The poems in Any Waking Morning probe deeply into love, loss, and life's darker dilemmas. They seek pathways and meaning, interrogate endings and life changes, and tap the creative energy engendered through art's ekphrastic cycles. While foregrounding the influence of contemporary ideas on the author's poetic explorations, the collection returns inevitably to images, insights and experiences from the Caribbean and the author's early life. Unfolding in four sections: "The Way Light Falls," "Unmasked," "Beyond Convergence," and "Fragments and Heartwood," Soutar-Hynes' images are vividly pictorial.

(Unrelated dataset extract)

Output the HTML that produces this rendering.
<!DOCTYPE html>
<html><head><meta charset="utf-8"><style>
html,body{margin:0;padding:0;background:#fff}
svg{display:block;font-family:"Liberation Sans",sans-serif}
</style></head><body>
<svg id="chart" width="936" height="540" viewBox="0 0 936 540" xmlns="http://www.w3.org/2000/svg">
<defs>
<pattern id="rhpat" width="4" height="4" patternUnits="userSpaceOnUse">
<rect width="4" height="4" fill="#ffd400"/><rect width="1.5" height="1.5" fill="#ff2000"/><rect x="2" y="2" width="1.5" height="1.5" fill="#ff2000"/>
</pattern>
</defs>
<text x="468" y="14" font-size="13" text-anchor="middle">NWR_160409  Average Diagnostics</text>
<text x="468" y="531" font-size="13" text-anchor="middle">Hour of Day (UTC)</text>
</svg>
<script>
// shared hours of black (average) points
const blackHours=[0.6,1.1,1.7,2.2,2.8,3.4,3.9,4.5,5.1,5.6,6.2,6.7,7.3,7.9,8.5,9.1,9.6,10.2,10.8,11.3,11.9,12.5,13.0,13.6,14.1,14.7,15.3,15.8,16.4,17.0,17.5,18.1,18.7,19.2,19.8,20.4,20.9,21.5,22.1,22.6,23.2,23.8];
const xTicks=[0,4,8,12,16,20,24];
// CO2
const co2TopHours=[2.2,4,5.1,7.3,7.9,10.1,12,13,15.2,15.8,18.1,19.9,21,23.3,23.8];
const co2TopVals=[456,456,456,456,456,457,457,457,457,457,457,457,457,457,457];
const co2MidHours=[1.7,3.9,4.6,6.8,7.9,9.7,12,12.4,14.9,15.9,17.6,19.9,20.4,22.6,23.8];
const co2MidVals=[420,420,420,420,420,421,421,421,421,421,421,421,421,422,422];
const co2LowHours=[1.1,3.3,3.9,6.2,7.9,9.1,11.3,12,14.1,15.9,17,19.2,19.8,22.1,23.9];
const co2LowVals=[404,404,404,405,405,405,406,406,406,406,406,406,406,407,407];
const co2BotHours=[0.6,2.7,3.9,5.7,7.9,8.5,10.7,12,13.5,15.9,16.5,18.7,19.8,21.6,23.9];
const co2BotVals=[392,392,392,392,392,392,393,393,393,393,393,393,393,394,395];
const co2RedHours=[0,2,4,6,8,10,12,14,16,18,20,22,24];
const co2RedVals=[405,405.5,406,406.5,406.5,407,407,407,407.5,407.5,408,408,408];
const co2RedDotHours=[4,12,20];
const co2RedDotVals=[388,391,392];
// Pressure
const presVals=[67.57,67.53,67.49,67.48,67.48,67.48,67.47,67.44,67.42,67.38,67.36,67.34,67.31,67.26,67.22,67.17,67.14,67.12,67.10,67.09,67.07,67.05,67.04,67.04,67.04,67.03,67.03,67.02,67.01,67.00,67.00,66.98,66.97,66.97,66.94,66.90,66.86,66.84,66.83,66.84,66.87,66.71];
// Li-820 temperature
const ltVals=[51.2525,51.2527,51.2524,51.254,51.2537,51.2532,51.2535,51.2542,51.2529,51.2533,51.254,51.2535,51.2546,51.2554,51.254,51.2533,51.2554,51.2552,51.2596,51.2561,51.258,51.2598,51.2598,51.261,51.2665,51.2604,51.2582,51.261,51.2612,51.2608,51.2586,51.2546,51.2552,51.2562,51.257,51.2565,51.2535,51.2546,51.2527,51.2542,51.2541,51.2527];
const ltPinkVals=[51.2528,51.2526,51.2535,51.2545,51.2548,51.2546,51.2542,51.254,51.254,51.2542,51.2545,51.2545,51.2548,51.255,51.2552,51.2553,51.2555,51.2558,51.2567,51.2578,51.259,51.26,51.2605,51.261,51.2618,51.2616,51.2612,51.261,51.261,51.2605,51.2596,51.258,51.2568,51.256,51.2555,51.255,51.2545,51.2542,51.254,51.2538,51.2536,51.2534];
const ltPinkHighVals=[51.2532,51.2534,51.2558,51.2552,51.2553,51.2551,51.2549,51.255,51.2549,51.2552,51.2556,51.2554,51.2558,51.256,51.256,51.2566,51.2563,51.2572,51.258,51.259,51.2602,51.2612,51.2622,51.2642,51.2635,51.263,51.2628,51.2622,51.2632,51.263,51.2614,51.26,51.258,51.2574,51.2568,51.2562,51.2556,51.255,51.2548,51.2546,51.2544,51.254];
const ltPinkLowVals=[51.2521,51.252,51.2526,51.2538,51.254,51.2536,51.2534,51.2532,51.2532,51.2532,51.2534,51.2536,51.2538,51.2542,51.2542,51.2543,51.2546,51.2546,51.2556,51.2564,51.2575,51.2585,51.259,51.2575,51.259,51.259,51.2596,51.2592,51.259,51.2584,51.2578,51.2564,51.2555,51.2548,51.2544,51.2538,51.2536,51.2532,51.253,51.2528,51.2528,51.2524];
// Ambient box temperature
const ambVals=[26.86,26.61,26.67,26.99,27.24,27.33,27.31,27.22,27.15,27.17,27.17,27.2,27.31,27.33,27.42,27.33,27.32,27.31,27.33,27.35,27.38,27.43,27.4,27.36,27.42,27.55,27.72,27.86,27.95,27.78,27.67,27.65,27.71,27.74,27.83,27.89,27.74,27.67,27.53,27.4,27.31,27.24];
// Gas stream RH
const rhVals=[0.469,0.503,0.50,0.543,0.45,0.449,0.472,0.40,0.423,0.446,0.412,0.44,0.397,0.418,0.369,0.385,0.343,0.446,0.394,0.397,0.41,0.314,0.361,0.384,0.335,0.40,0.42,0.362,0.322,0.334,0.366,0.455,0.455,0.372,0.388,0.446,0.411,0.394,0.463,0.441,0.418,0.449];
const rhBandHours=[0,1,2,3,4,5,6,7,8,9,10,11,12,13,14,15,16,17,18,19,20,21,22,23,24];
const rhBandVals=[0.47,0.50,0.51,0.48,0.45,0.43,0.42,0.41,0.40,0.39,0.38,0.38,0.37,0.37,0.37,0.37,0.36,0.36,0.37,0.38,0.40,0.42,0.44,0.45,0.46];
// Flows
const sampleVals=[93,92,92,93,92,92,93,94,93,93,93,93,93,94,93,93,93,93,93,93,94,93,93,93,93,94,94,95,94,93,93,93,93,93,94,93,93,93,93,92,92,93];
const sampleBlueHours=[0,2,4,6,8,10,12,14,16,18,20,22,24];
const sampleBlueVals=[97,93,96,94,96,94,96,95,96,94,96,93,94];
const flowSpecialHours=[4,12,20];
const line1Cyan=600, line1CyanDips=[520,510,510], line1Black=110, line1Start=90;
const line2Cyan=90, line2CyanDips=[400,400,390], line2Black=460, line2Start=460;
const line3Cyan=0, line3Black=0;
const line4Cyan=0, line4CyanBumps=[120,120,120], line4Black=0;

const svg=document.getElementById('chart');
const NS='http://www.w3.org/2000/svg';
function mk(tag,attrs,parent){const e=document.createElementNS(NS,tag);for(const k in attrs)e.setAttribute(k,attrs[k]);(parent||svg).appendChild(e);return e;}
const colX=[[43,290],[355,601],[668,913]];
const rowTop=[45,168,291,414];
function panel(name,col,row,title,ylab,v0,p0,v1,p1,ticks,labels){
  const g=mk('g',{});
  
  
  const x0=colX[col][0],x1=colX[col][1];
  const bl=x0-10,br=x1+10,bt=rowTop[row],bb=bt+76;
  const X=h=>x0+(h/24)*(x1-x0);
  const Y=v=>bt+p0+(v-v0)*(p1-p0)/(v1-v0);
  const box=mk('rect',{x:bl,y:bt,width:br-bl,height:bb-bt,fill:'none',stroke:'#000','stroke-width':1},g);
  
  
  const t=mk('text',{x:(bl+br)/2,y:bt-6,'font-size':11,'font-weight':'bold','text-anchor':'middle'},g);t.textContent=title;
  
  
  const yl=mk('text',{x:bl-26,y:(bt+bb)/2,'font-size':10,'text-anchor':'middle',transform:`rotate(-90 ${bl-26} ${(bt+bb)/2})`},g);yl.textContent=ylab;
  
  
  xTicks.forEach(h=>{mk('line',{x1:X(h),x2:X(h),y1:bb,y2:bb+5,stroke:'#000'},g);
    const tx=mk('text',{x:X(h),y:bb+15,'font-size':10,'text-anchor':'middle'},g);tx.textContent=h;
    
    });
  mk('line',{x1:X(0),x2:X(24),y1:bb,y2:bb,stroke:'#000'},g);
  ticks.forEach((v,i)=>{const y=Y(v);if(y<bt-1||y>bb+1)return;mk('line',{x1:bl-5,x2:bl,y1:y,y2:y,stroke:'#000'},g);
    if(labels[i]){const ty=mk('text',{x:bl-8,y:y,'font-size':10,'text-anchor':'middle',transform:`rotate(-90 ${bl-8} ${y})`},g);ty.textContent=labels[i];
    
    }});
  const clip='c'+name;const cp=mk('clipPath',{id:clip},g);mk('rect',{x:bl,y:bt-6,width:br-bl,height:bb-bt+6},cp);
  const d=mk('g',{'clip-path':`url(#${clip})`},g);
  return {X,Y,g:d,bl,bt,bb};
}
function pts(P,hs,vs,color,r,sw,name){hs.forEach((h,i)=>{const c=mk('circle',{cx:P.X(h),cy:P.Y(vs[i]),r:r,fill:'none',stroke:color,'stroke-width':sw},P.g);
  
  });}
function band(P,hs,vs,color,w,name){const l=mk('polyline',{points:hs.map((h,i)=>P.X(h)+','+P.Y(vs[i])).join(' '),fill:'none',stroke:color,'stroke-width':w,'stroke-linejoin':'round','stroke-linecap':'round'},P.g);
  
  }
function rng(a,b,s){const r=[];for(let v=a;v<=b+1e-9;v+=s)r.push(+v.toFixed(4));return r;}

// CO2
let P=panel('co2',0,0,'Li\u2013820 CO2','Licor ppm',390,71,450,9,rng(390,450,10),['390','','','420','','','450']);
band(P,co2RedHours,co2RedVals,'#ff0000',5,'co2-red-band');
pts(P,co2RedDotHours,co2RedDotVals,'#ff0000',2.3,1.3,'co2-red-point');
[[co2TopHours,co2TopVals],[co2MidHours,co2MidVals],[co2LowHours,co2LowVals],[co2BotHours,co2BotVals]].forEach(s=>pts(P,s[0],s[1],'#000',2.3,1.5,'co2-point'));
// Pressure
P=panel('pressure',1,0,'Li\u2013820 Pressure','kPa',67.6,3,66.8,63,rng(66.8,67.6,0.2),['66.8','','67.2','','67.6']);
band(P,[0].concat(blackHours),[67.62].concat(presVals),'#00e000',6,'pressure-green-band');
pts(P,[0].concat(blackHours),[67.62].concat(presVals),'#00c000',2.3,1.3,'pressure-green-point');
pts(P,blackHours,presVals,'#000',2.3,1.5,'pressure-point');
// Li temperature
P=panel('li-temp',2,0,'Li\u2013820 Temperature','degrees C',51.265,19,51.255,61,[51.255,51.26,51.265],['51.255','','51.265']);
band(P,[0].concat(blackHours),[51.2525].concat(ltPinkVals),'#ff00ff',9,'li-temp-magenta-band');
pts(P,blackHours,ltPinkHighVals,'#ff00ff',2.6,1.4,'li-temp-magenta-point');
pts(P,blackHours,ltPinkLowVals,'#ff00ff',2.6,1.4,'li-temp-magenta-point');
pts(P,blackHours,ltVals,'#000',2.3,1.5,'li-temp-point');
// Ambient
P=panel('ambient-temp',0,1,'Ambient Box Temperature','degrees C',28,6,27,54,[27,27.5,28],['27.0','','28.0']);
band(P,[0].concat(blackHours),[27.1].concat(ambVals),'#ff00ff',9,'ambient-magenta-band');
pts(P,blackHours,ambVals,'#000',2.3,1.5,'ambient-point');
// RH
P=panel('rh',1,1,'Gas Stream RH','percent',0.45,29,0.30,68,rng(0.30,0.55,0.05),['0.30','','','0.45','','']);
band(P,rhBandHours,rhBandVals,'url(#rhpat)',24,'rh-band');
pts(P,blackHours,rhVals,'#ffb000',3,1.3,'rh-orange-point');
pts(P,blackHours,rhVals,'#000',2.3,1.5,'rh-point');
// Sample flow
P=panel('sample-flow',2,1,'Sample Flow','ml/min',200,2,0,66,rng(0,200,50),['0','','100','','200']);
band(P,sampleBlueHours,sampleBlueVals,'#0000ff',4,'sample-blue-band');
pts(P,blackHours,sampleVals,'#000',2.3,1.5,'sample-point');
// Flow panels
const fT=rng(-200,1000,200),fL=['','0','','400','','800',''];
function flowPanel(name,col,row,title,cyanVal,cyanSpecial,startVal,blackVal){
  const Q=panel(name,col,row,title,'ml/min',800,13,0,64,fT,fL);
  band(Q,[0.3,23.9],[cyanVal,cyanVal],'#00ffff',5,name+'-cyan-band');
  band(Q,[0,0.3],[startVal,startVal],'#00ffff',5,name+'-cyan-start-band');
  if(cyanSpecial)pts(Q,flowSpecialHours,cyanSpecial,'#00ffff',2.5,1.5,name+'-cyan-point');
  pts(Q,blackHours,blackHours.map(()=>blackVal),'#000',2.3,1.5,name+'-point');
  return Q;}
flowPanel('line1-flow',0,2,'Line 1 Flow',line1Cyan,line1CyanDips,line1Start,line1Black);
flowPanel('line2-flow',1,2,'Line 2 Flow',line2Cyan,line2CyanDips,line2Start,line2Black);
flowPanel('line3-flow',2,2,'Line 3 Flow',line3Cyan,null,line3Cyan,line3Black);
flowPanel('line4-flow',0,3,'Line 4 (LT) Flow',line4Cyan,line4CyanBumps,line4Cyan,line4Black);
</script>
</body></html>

"Mornings, for Soutar-Hynes, are waking to a sensual surround, to thought, and writing. Her poems convey a painter's gaze, alert to subtlety of colour, tone; their sculptural presentation on the page gives visual pause, pace, emphasis. They ask to be read aloud. I listen for Soutar-Hynes' voice: a cheeky afterthought; a personal disclosure ('so nun and ex-nun... Westbound'); her musings--that like moving currents--are 'spidered paths,' and lines falling "out of true." Soutar-Hynes' contemplative self emerges in ekphrasis, as well as in stark oddities, such as looking for heart in Toronto's 'cranes above the gridlock--/a city's steel-winged/choreography' that amazingly become 'love's blind ... hoist and hook/its latticed boom.' This is wonderful writing; I let the 'made-ness' of these poems, complicated by white space, reroute my heart and senses; let Any Waking Morning's 'boom' everberate in me."

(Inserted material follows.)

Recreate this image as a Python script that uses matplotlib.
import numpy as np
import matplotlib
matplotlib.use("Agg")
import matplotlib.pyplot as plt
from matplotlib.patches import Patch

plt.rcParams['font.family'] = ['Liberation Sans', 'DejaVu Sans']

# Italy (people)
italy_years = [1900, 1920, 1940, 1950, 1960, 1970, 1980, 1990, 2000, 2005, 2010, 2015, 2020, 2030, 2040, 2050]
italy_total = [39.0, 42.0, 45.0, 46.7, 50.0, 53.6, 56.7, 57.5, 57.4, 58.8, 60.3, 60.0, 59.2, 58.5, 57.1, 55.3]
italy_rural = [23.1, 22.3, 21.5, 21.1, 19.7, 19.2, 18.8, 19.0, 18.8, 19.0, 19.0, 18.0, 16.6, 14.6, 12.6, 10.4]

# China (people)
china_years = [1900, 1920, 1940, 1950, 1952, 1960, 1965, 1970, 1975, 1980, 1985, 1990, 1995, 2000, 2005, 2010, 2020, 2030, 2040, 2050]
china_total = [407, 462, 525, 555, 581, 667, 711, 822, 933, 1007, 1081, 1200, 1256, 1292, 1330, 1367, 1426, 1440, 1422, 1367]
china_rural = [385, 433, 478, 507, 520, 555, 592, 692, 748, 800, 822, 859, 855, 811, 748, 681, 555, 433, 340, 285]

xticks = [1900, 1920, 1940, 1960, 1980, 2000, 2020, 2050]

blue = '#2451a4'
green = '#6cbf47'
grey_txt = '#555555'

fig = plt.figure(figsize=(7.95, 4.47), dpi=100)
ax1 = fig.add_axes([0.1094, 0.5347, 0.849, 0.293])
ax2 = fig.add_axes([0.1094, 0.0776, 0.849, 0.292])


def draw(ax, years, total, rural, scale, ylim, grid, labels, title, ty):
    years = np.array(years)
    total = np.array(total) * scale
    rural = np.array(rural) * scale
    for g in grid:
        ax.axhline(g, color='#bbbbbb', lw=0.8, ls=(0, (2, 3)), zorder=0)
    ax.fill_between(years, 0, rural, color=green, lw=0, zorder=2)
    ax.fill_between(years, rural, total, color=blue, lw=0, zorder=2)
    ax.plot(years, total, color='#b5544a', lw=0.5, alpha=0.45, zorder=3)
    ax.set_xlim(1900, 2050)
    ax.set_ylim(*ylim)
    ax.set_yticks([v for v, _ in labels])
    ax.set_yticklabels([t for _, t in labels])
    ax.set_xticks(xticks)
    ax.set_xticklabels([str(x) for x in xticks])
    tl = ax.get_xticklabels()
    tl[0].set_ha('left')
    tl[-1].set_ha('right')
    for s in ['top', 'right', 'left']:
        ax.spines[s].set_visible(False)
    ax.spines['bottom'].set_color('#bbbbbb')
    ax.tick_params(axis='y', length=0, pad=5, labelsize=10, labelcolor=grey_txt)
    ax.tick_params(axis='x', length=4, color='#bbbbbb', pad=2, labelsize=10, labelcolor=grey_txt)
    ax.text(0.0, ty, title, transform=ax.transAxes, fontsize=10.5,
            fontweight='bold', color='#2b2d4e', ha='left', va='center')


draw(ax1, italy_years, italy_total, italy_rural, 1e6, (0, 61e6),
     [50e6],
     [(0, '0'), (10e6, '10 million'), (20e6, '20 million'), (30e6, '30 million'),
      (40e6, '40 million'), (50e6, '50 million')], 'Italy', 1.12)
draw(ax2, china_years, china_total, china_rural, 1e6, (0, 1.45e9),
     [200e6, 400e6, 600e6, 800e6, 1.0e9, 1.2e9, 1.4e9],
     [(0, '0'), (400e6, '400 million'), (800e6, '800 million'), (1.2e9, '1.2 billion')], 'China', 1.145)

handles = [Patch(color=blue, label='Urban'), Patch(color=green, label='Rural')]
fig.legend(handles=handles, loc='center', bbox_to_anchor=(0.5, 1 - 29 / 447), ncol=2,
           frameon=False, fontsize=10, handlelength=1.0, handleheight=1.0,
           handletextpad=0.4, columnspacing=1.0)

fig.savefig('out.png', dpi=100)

--Cordelia Hoogland, author of Trailer Park Elegy
"Any Waking Morning is a reminder to unveil our selves, to give up our disguises--reve ling our selves to ourselves. Soutar-Hynes probes human frailty - the roles we adopt to protect ourselves creating 'ordinances/ a chain-link fence/ around the heart's perimeter.' Her call to 'enhanced economies of grace to/ account for what we see' is profound, for without grace, unmasking ourselves becomes an uncertain process. She issues a plea to 'honour fissures' and 'take an axe to craft [to] replace resin with transparency.' Here Soutar-Hynes' words are reminiscent of Annie Dillard's entreaty to seek meaning in fissures and wild places where the hand of God resides. In the end, Soutar-Hynes turns to the 'Heartwood' of the final section: '[t]hose surprising moments, shaded and imperfect, when the sun comes/ conjuring truths--/ curves and gestures shoreline's limen/...the island's edges/ everything.' This is where we find those centering things that make us whole."

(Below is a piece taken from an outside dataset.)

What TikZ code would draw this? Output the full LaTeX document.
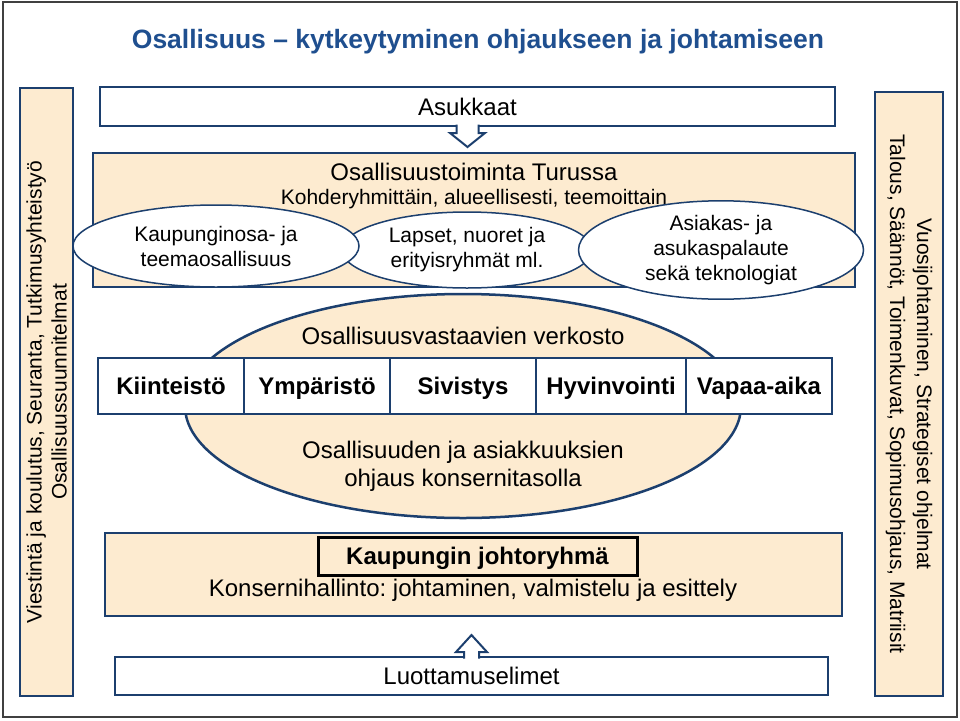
\documentclass[tikz,border=0pt]{standalone}
\usepackage{fontspec}
\setmainfont{Liberation Sans}
\usepackage{xcolor}
\definecolor{cLine}{HTML}{1C3F6E}
\definecolor{cTitle}{HTML}{1F4F8F}
\definecolor{cBeige}{HTML}{FDEBD0}
\definecolor{cFrame}{HTML}{404040}
\usepackage{tikz}
\usetikzlibrary{positioning,shapes.geometric,calc}
\newcommand{\fsSmall}{\fontsize{21}{25}\selectfont}
\newcommand{\fsMain}{\fontsize{24}{28}\selectfont}
\newcommand{\fsHead}{\fontsize{26.5}{30}\selectfont\bfseries}
\frenchspacing
\tikzset{
  box-plain/.style={draw=cLine,line width=2.5pt,fill=white,outer sep=0pt,
    inner sep=0pt,align=center,font=\fsMain},
  box-beige/.style={box-plain,fill=cBeige},
  node-oval/.style={ellipse,draw=cLine,line width=1.5pt,fill=white,
    inner sep=0pt,outer sep=0pt,align=center,font=\fsSmall},
  node-unit/.style={box-plain,minimum width=146pt,minimum height=56pt,
    text height=20pt,text depth=2.8pt,font=\fsMain\bfseries},
  node-text/.style={inner sep=0pt,align=center,font=\fsMain},
  arrow-hollow/.style={draw=cLine,line width=2pt,fill=white,line join=miter},
}
\begin{document}
\begin{tikzpicture}[x=1pt,y=-1pt,node distance=0pt]
  \useasboundingbox (0,0) rectangle (960,720);
  \draw[cFrame,line width=1.5pt] (3,2) rectangle (957,717);
  \node[node-text,font=\fsHead,text=cTitle] (title) at (478,42)
       {Osallisuus -- kytkeytyminen ohjaukseen ja johtamiseen};

  % sivupalkit
  \node[box-beige,rotate=90,minimum width=608pt,minimum height=53pt,
        font=\fsSmall] (lbar) at (46.5,392)
       {Viestintä ja koulutus, Seuranta, Tutkimusyhteistyö\\Osallisuussuunnitelmat};
  \node[box-beige,rotate=-90,minimum width=604pt,minimum height=68pt,
        font=\fontsize{21}{27}\selectfont] (rbar) at (909,394)
       {Vuosijohtaminen, Strategiset ohjelmat\\Talous, Säännöt, Toimenkuvat, Sopimusohjaus, Matriisit};

  % ylaosa
  \node[box-plain,minimum width=735pt,minimum height=39pt] (asuk) at (467.5,106.5) {Asukkaat};
  \node[box-beige,minimum width=762pt,minimum height=134pt] (toim) at (474,220) {};
  \node[node-text] (toim-title) at (474,172) {Osallisuustoiminta Turussa};
  \node[node-text,font=\fsSmall] (toim-sub) at (474,199)
       {Kohderyhmittäin, alueellisesti, teemoittain};
  \node[node-oval,minimum width=250pt,minimum height=76pt] (lapset) at (467,250)
       {Lapset, nuoret ja\\erityisryhmät ml.};
  \node[node-oval,minimum width=286pt,minimum height=82pt] (kaup) at (216,246)
       {Kaupunginosa- ja\\teemaosallisuus};
  \node[node-oval,minimum width=285pt,minimum height=91pt] (asiak) at (721,250)
       {Asiakas- ja\\asukaspalaute\\sekä teknologiat};
  \draw[arrow-hollow] ($(asuk.south)+(-11,-1.5)$) -- ++(0,8.5) -- ++(-6.5,0)
       -- ($(asuk.south |- toim.north)+(0,-6)$) -- ++(17.5,-14) -- ++(-6.5,0) -- ++(0,-8.5);

  % verkosto
  \node[ellipse,draw=cLine,line width=2.5pt,fill=cBeige,inner sep=0pt,
        minimum width=556pt,minimum height=224pt] (verk) at (463,406) {};
  \node[node-text] (verk-title) at (463,336) {Osallisuusvastaavien verkosto};
  \node[node-text] (verk-sub) at (463,466)
       {Osallisuuden ja asiakkuuksien\\ohjaus konsernitasolla};
  \node[node-unit] (kiin) at (171,386) {Kiinteistö};
  \node[node-unit,right=of kiin] (ymp) {Ympäristö};
  \node[node-unit,right=of ymp] (siv) {Sivistys};
  \node[node-unit,right=of siv,minimum width=150pt] (hyv) {Hyvinvointi};
  \node[node-unit,right=of hyv] (vap) {Vapaa-aika};

  % alaosa
  \node[box-beige,minimum width=737pt,minimum height=83pt] (konz) at (473.5,574.5) {};
  \node[box-beige,draw=black,line width=3pt,minimum width=319pt,minimum height=38pt,
        text height=20pt,text depth=2.8pt,font=\fsMain\bfseries] (johto) at (477.5,556)
       {Kaupungin johtoryhmä};
  \node[node-text] (konz-sub) at (473,590)
       {Konsernihallinto: johtaminen, valmistelu ja esittely};
  \node[box-plain,minimum width=713pt,minimum height=38pt] (luot) at (471.5,676) {Luottamuselimet};
  \draw[arrow-hollow] ($(luot.north)+(-7.5,1.5)$) -- ++(0,-6.5) -- ++(-8,0)
       -- ($(luot.north |- konz.south)+(0,19)$) -- ++(15.5,17) -- ++(-8,0) -- ++(0,6.5);
\end{tikzpicture}
\end{document}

--Carmen Shields, Ed. D, Professor of Graduate Education, Nipissing University
"Mary Lou Soutar-Hynes' fourth book, Any Waking Morning is a luminous collection of poems, combining delight in the senses, intellect, emotion, and spirit. These poems are full of multi-layered, painterly images, which let the reader see what she sees--roots of trees growing upward, bluebirds, constellations, cranes high over the city-- and also feel the emotional resonance of these things. Love and loss weave together in the four sections of the collection. Some of the poems take us to Soutar-Hynes' childhood in Jamaica, others to modern Toronto. I love the musical flow of her lines, the internal rhymes, the visual shape of the poems on the page. She is a care-ful poet, naming and articulating with care and caring about her subjects and her language. The poems invite us to "wake up" any morning - today! - and become more attuned to the world around us and in our hearts."
--Ellen S. Jaffe, poet, author of Skinny-Dipping With the Muse
"Saturated with colour and ekphrastically fueled, the poems in Any Waking Morning are sparked by Mary Lou Soutar-Hynes' engagement with science. She follows the graceful trail of her imagination to map a path of phrase and pause. An engaging collection."